I want to propose a new way of building blockchain without relying on CPU power.  It should be as secure as POW.  The consensus of the Bitcoin blockchain is the chain that consumed the most CPU power.  In POR, the consensus is the chain that represents the most miners.  The representation ratio can be quantitively calculated like the difficult factor in POW.  Here is how it works.

Instead of one miner mining a block each time, a fixed number (N) of miners are selected to sign each new block using his private key.  The miners are selected based on his “distance” to the previous block hash

Distance  = hash ( prev block hash + miner’s public key ) / ( number of miner’s Bitcoins )
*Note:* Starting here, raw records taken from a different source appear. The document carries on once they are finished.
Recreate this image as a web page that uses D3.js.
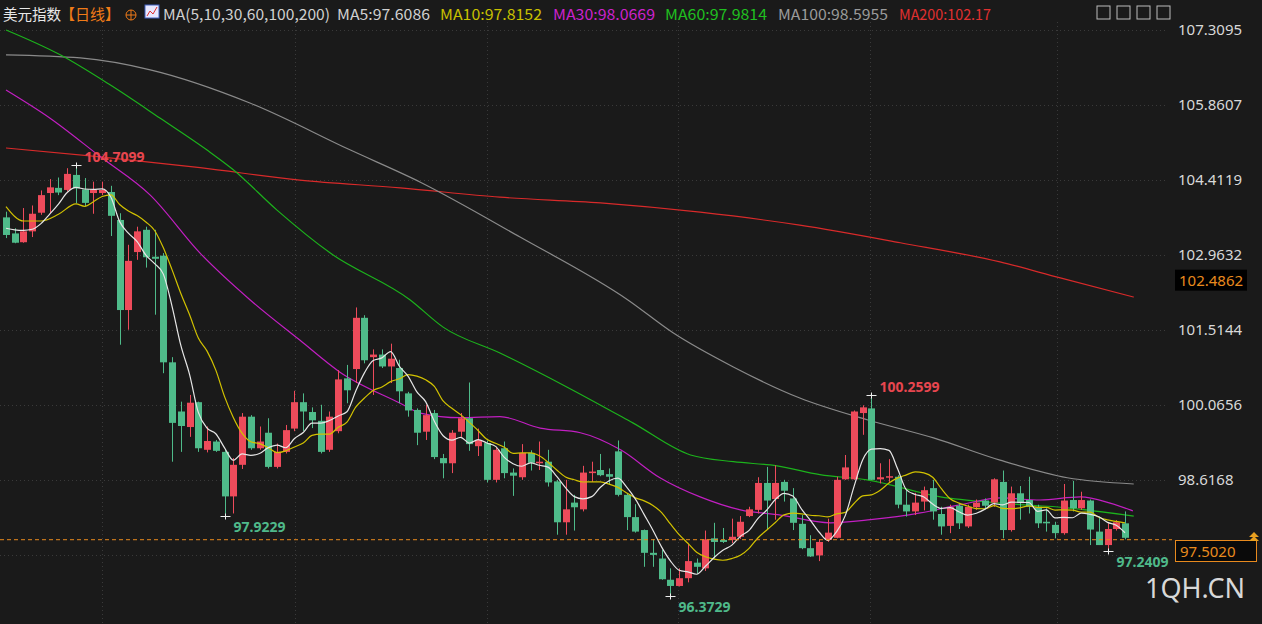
<!DOCTYPE html>
<html><head><meta charset="utf-8">
<script src="https://cdn.jsdelivr.net/npm/d3@7"></script>
<style>body{margin:0;background:#1a1a1a;}svg{display:block;font-family:"Noto Sans CJK SC","Noto Sans",sans-serif;}</style>
</head><body><svg id="c" width="1262" height="624"></svg>
<script>
const opens=[103.69,103.38,103.21,103.42,103.78,104.16,104.26,104.22,104.51,104.23,104.16,104.16,104.18,103.64,101.90,103.02,103.45,102.93,102.95,100.89,99.94,99.64,100.12,99.20,99.36,99.16,98.30,98.91,99.84,99.23,99.53,98.87,99.16,99.61,100.12,99.93,99.76,99.20,99.56,100.58,100.76,101.75,100.99,101.04,100.81,100.78,100.29,99.97,99.55,99.91,99.04,98.94,99.55,99.81,99.27,99.33,98.62,99.23,98.76,98.67,99.14,98.94,98.97,98.59,97.80,98.18,98.05,98.75,98.81,98.73,99.17,98.33,97.90,97.65,97.21,97.10,96.69,96.57,96.72,97.02,96.91,97.49,97.46,97.46,97.52,97.92,98.04,98.56,98.25,98.58,98.26,97.77,97.30,97.16,97.46,97.50,98.63,98.63,99.91,100.00,98.63,98.67,98.68,98.14,98.01,98.20,98.46,97.96,97.73,98.12,97.72,98.09,98.22,98.18,98.58,97.65,98.36,98.23,98.10,97.81,97.75,97.59,98.23,98.07,98.22,97.62,97.36,97.67,97.78];
const highs=[103.80,103.48,103.87,103.92,104.21,104.43,104.46,104.64,104.71,104.45,104.38,104.38,104.30,103.77,103.16,103.51,103.51,103.45,103.00,100.99,100.13,100.26,100.13,99.65,99.39,99.20,99.04,99.91,99.87,99.65,99.81,99.32,99.68,100.34,100.29,100.02,100.07,99.94,100.74,100.84,101.95,101.80,101.14,101.14,101.25,100.94,100.32,100.00,100.07,99.97,99.12,99.58,99.91,100.50,99.61,99.38,99.25,99.36,98.84,99.31,99.19,99.36,99.20,98.62,98.62,98.33,98.89,98.97,99.12,98.84,99.38,98.36,98.15,97.66,97.47,97.27,96.91,96.91,97.38,97.10,97.64,97.79,97.69,97.87,97.92,98.10,98.67,98.87,98.90,98.62,98.46,97.94,97.55,97.46,97.87,98.68,99.10,99.96,100.06,100.26,98.94,99.02,98.71,98.42,98.37,98.49,98.62,98.10,98.14,98.15,98.14,98.24,98.26,98.65,98.80,98.49,98.50,98.68,98.14,98.07,97.81,98.54,98.60,98.39,98.24,97.91,97.78,97.84,98.01];
const lows=[103.29,103.19,103.20,103.31,103.74,103.77,104.12,104.19,103.96,103.90,103.76,104.12,103.33,101.23,101.52,102.87,102.72,101.81,100.68,98.97,99.16,99.45,99.16,99.15,99.16,97.92,97.97,98.83,99.20,99.20,98.84,98.84,99.13,99.56,99.56,99.62,99.13,99.16,99.52,100.10,100.49,100.87,100.26,100.78,100.49,100.10,99.84,99.29,99.39,99.02,98.65,98.75,99.45,99.18,99.08,98.57,98.57,98.65,98.31,98.62,98.80,98.81,98.49,97.56,97.56,97.64,98.01,98.58,98.69,98.52,98.30,97.65,97.60,96.94,96.94,96.69,96.37,96.56,96.64,96.81,96.86,97.10,97.40,97.40,97.48,97.90,97.97,97.67,97.85,98.20,97.65,97.28,97.13,97.05,97.42,97.49,98.62,98.62,99.49,98.62,98.55,98.58,98.07,97.91,97.94,98.03,97.85,97.56,97.59,97.67,97.69,98.04,98.07,98.10,97.49,97.62,97.85,97.97,97.69,97.62,97.49,97.56,98.01,98.04,97.36,97.36,97.24,97.64,97.47];
const closes=[103.35,103.20,103.42,103.76,104.12,104.27,104.17,104.53,104.25,103.97,104.23,104.22,103.72,101.90,102.85,103.42,102.92,102.89,100.89,99.72,99.66,100.11,99.23,99.37,99.18,98.30,98.91,99.84,99.23,99.36,98.87,99.16,99.58,100.12,99.94,99.77,99.16,99.84,100.56,100.35,101.75,100.93,101.04,100.81,100.96,100.33,99.96,99.53,99.87,99.06,98.94,99.53,99.81,99.31,99.39,98.62,99.20,98.75,98.70,99.14,98.95,98.97,98.57,97.80,98.05,98.09,98.76,98.78,98.71,98.68,98.33,97.90,97.62,97.21,97.17,96.70,96.57,96.72,97.05,96.94,97.47,97.42,97.42,97.52,97.81,98.05,98.56,98.22,98.56,98.41,97.79,97.30,97.14,97.42,97.60,98.62,98.86,99.94,100.02,98.62,98.67,98.69,98.14,98.01,98.18,98.42,98.01,97.72,98.09,97.78,98.10,98.18,98.12,98.63,97.65,98.36,98.17,98.10,97.78,97.78,97.59,98.22,98.07,98.23,97.66,97.36,97.67,97.80,97.50];
const ma5Head=[[0,103.48],[1,103.45],[2,103.44],[3,103.46]];
const ma10Head=[[0,103.90],[2,103.62],[4,103.62],[6,103.75],[8,103.95]];
const ma30Idx=[0,5,10.8,16.5,22.2,27.9,33.6,38.2,45.1,47.4,52,56.5,61.1,65.7,70.3,74.8,79.4,84,88.6,94.3,98.9,104.6,109.2,113.8,118.3,122.9,126.3,128.9];
const ma30Val=[106.15,105.61,104.86,104.12,103.00,102.10,101.32,100.70,100.10,99.91,99.82,99.84,99.62,99.53,99.20,98.66,98.29,98.04,97.94,97.79,97.85,97.98,98.14,98.27,98.23,98.29,98.17,98.02];
const ma60Idx=[0,6.2,11.9,17.6,23,26,31,37.1,46.2,50,56.5,64.2,71.7,78.3,83.2,88.2,93.1,98.5,106.9,113.7,121.4,129];
const ma60Val=[107.31,106.83,106.25,105.61,104.99,104.61,103.83,103.00,102.10,101.57,101.07,100.41,99.72,99.10,98.97,98.89,98.72,98.62,98.29,98.17,98.08,97.92];
const ma100Idx=[0,8.5,16.5,27.9,39.4,47.4,58.8,71.1,76.3,83.2,90.8,98.5,106.1,113.7,121.4,129];
const ma100Val=[106.83,106.77,106.54,105.90,104.99,104.37,103.31,102.10,101.46,100.80,100.20,99.78,99.43,99.00,98.66,98.54];
const ma200Idx=[0,10.8,22.2,33.6,45.1,56.5,68,79.4,90.8,102.3,113.7,120.6,129];
const ma200Val=[105.03,104.86,104.65,104.41,104.26,104.08,103.97,103.79,103.54,103.20,102.83,102.52,102.15];
const tickVals=[107.3095,105.8607,104.4119,102.9632,101.5144,100.0656,98.6168];
const lastPrice=97.5020, markPrice=102.4862;
const extremes=[{i:8,v:104.7099,t:"104.7099",c:"#e8464f",pos:"hi"},{i:25,v:97.9229,t:"97.9229",c:"#4fb98a",pos:"lo"},{i:76,v:96.3729,t:"96.3729",c:"#4fb98a",pos:"lo"},{i:99,v:100.2599,t:"100.2599",c:"#e8464f",pos:"hi"},{i:126,v:97.2409,t:"97.2409",c:"#4fb98a",pos:"lo"}];

const svg=d3.select("#c");
svg.append("rect").attr("width",1262).attr("height",624).attr("fill","#1a1a1a");
const x=d3.scaleLinear().domain([0,128]).range([6,1125]);
const y=d3.scaleLinear().domain([98.6168,100.0656]).range([480,405]);
const UP="#ee4b5b",DN="#4fbb8a";

const g=svg.append("g");
g.selectAll("line.h").data([...tickVals,97.168]).join("line").attr("x1",0).attr("x2",1165)
 .attr("y1",d=>Math.round(y(d))+0.5).attr("y2",d=>Math.round(y(d))+0.5).attr("stroke","#3a3a3a").attr("stroke-dasharray","1,3");
g.selectAll("line.v").data([102,295,487,678,870,1057]).join("line").attr("y1",22).attr("y2",624)
 .attr("x1",d=>d+0.5).attr("x2",d=>d+0.5).attr("stroke","#3a3a3a").attr("stroke-dasharray","1,3");

const ax=svg.append("g").attr("transform","translate(1170,0)").call(d3.axisRight(y).tickValues(tickVals).tickFormat(d3.format(".4f")).tickSize(0).tickPadding(8));
ax.select(".domain").remove();
ax.selectAll("text").attr("fill","#d8d8d8").attr("font-size",15).attr("font-family","Noto Sans");

const line=d3.line().x(d=>x(d[0])).y(d=>y(d[1])).curve(d3.curveMonotoneX);
function maFrom(idx,val){return idx.map((d,k)=>[d,val[k]]);}
function sma(n){const r=[];for(let i=n-1;i<closes.length;i++){r.push([i,d3.mean(closes.slice(i-n+1,i+1))]);}return r;}
const mas=[[maFrom(ma200Idx,ma200Val),"#d82a2a"],[maFrom(ma100Idx,ma100Val),"#8a8a8a"],[maFrom(ma60Idx,ma60Val),"#1cb21c"],[maFrom(ma30Idx,ma30Val),"#c21fc2"]];
mas.forEach(([d,c])=>svg.append("path").datum(d).attr("d",line).attr("fill","none").attr("stroke",c).attr("stroke-width",1.2));

const cg=svg.append("g");
const data=opens.map((o,i)=>({i,o,h:highs[i],l:lows[i],c:closes[i]}));
cg.selectAll("line").data(data).join("line").attr("x1",d=>Math.round(x(d.i))+0.5).attr("x2",d=>Math.round(x(d.i))+0.5)
 .attr("y1",d=>y(d.h)).attr("y2",d=>y(d.l)).attr("stroke",d=>d.c>=d.o?UP:DN).attr("stroke-width",1);
cg.selectAll("rect").data(data).join("rect").attr("x",d=>Math.round(x(d.i))-3).attr("width",7)
 .attr("y",d=>y(Math.max(d.o,d.c))).attr("height",d=>Math.max(1.5,Math.abs(y(d.o)-y(d.c))))
 .attr("fill",d=>d.c>=d.o?UP:DN);

svg.append("path").datum([...ma10Head,...sma(10)]).attr("d",line).attr("fill","none").attr("stroke","#d2c200").attr("stroke-width",1.2);
svg.append("path").datum([...ma5Head,...sma(5)]).attr("d",line).attr("fill","none").attr("stroke","#e6e6e6").attr("stroke-width",1.2);

extremes.forEach(e=>{
 const px=Math.round(x(e.i))+0.5, py=Math.round(y(e.v))+0.5;
 svg.append("line").attr("x1",px-5).attr("x2",px+5).attr("y1",py).attr("y2",py).attr("stroke","#eee");
 svg.append("line").attr("x1",px).attr("x2",px).attr("y1",py-3).attr("y2",py+3).attr("stroke","#eee");
 svg.append("text").attr("x",px+8).attr("y",e.pos==="hi"?py-4:py+15).attr("fill",e.c).attr("font-size",14).attr("font-weight","bold").attr("font-family","Noto Sans").text(e.t);
});

svg.append("line").attr("x1",0).attr("x2",1172).attr("y1",y(lastPrice)+2).attr("y2",y(lastPrice)+2).attr("stroke","#e88a1e").attr("stroke-dasharray","4,3");
svg.append("rect").attr("x",1175.5).attr("y",540.5).attr("width",81).attr("height",21).attr("fill","#0a0a0a").attr("stroke","#e88a1e");
svg.append("text").attr("x",1180).attr("y",557).attr("fill","#e88a1e").attr("font-size",15).attr("font-family","Noto Sans").text(lastPrice.toFixed(4));
svg.append("rect").attr("x",1175).attr("y",y(markPrice)-10).attr("width",72).attr("height",21).attr("fill","#000");
svg.append("text").attr("x",1179).attr("y",y(markPrice)+6).attr("fill","#e88a1e").attr("font-size",15).attr("font-family","Noto Sans").text(markPrice.toFixed(4));
svg.append("path").attr("d","M1249,537 l5,-5 l5,5 Z M1249,541 l5,-5 l5,5 Z").attr("fill","#e8a020");

const hdr=[["美元指数",3,"#e8e8e8",58],["【日线】",60,"#f07b18",60],["MA(5,10,30,60,100,200)",163,"#d0d0d0",167],["MA5:97.6086",337,"#d0d0d0",93],["MA10:97.8152",440,"#c8c000",102],["MA30:98.0669",553,"#cc22cc",102],["MA60:97.9814",665,"#20c020",102],["MA100:98.5955",778,"#9a9a9a",110],["MA200:102.17",899,"#e03030",92]];
hdr.forEach(([t,xx,c,w])=>svg.append("text").attr("x",xx).attr("y",20).attr("fill",c).attr("font-size",15).attr("textLength",w).attr("lengthAdjust","spacingAndGlyphs").text(t));
svg.append("circle").attr("cx",131).attr("cy",15).attr("r",5).attr("fill","none").attr("stroke","#f07b18");
svg.append("path").attr("d","M126,15 h10 M131,10 v10").attr("stroke","#f07b18");
svg.append("rect").attr("x",145).attr("y",5).attr("width",14).attr("height",13).attr("fill","#e8e8ff").attr("stroke","#4060c0");
svg.append("path").attr("d","M147,16 l3,-5 l3,3 l4,-7").attr("stroke","#e03030").attr("fill","none");
[1097,1117,1137,1157].forEach(xx=>svg.append("rect").attr("x",xx).attr("y",6).attr("width",13).attr("height",13).attr("fill","none").attr("stroke","#bbb"));
svg.append("text").attr("x",1245).attr("y",598).attr("text-anchor","end").attr("fill","#d8d8d8").attr("font-size",27).attr("font-family","Noto Sans").text("1QH.CN");
</script></body></html>
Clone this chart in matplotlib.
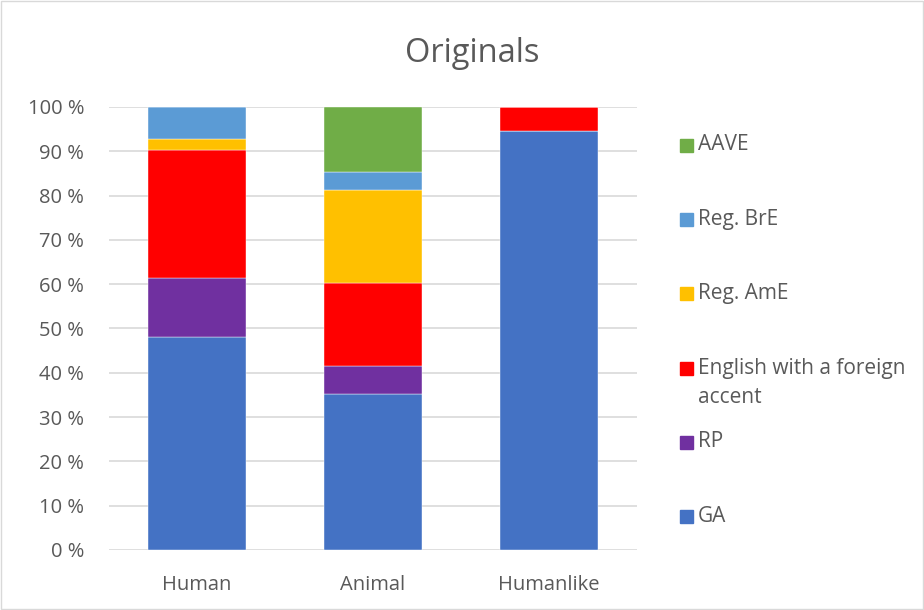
import numpy as np
import matplotlib
matplotlib.use('Agg')
from matplotlib import pyplot as plt
from matplotlib.patches import Rectangle

plt.rcParams['font.family'] = ['Open Sans', 'DejaVu Sans']

categories = ['Human', 'Animal', 'Humanlike']
series = ['GA', 'RP', 'English with a foreign\naccent', 'Reg. AmE', 'Reg. BrE', 'AAVE']
colors = ['#4472C4', '#7030A0', '#FF0000', '#FFC000', '#5B9BD5', '#70AD47']

# shares in percent, one list per series (Human, Animal, Humanlike)
ga = [48.1, 35.3, 94.6]
rp = [13.4, 6.2, 0.0]
foreign = [28.8, 18.7, 5.4]
reg_ame = [2.5, 21.1, 0.0]
reg_bre = [7.2, 4.1, 0.0]
aave = [0.0, 14.6, 0.0]
values = [ga, rp, foreign, reg_ame, reg_bre, aave]

yticks = np.arange(0, 101, 10)
ytick_labels = [str(t) + ' %' for t in yticks]

W, H = 924, 610
fig = plt.figure(figsize=(W / 100, H / 100), dpi=100)
ax = fig.add_axes([0.118, 0.0984, 0.571, 0.7262])

x = np.arange(len(categories))
bottom = np.zeros(len(categories))
for vals, col in zip(values, colors):
    ax.bar(x, vals, 0.556, bottom=bottom, color=col, edgecolor='white', linewidth=0.3, zorder=3)
    bottom += np.array(vals)

ax.set_xlim(-0.5, len(categories) - 0.5)
ax.set_ylim(0, 100)
ax.set_yticks(yticks)
ax.set_yticklabels(ytick_labels)
ax.set_xticks(x)
ax.set_xticklabels(categories)
ax.tick_params(length=0, labelsize=14.5, colors='#595959')
ax.tick_params(axis='x', pad=18)
ax.tick_params(axis='y', pad=18)
ax.grid(axis='y', color='#D9D9D9', linewidth=1.2, zorder=0)
for s in ax.spines.values():
    s.set_visible(False)

fig.text(0.511, 0.912, 'Originals', ha='center', va='center', fontsize=23.5, color='#595959')

# legend drawn by hand, top entry first (reverse of stacking order)
y0, step, line_h = 145, 74.2, 30
for i, (lab, col) in enumerate(zip(series[::-1], colors[::-1])):
    yc = y0 + i * step
    fig.patches.append(Rectangle((680 / W, 1 - (yc + 7) / H), 13 / W, 13 / H,
                                 transform=fig.transFigure, color=col))
    n = lab.count('\n') + 1
    fig.text(698 / W, 1 - (yc + (n - 1) * line_h / 2) / H, lab, ha='left', va='center',
             fontsize=15, color='#595959', linespacing=1.5)

fig.patches.append(Rectangle((0.001, 0.001), 0.998, 0.998, transform=fig.transFigure,
                             fill=False, edgecolor='#D9D9D9', linewidth=1))

plt.savefig('out.png')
The first N miners with the shortest distances are selected.  The smaller the sum(N distances) the greater the number of miners (total miner’s coins, to be precise) it can represent - the more miners participate the smaller the sum of the N smallest distances.  At the end of every 10 min the block with the smallest sum is the winner.  In case of a fork, the chain that has the smallest sum(block distances) is the consensus, since it represents the most miners.

If N (around 100) is selected correctly the POR blockchain is very secure.  Like POW it requires more than 50% of the miners (coins) to attack.

For more detail please see http://txngrid.com/txngrid.pdf

 http://txngrid.com/txngrid.pdf


Proposal for securing blockchain without resorting to computing power.

• Use a separate crypto-currency to track the voters and their voting power.
• A fixed number of representatives are selected deterministically for each block based on the hash of the voter's public key, his voting power, and the previous block hash.
• The selected representatives sign the blocks using their private key.

The blockchain is double linked by the block hash and the voter signatures.  The probability of attack is very low no matter how far the attackers go back in history.   It can take 10,000 years for attackers to be successful even they control 50% of the voting power.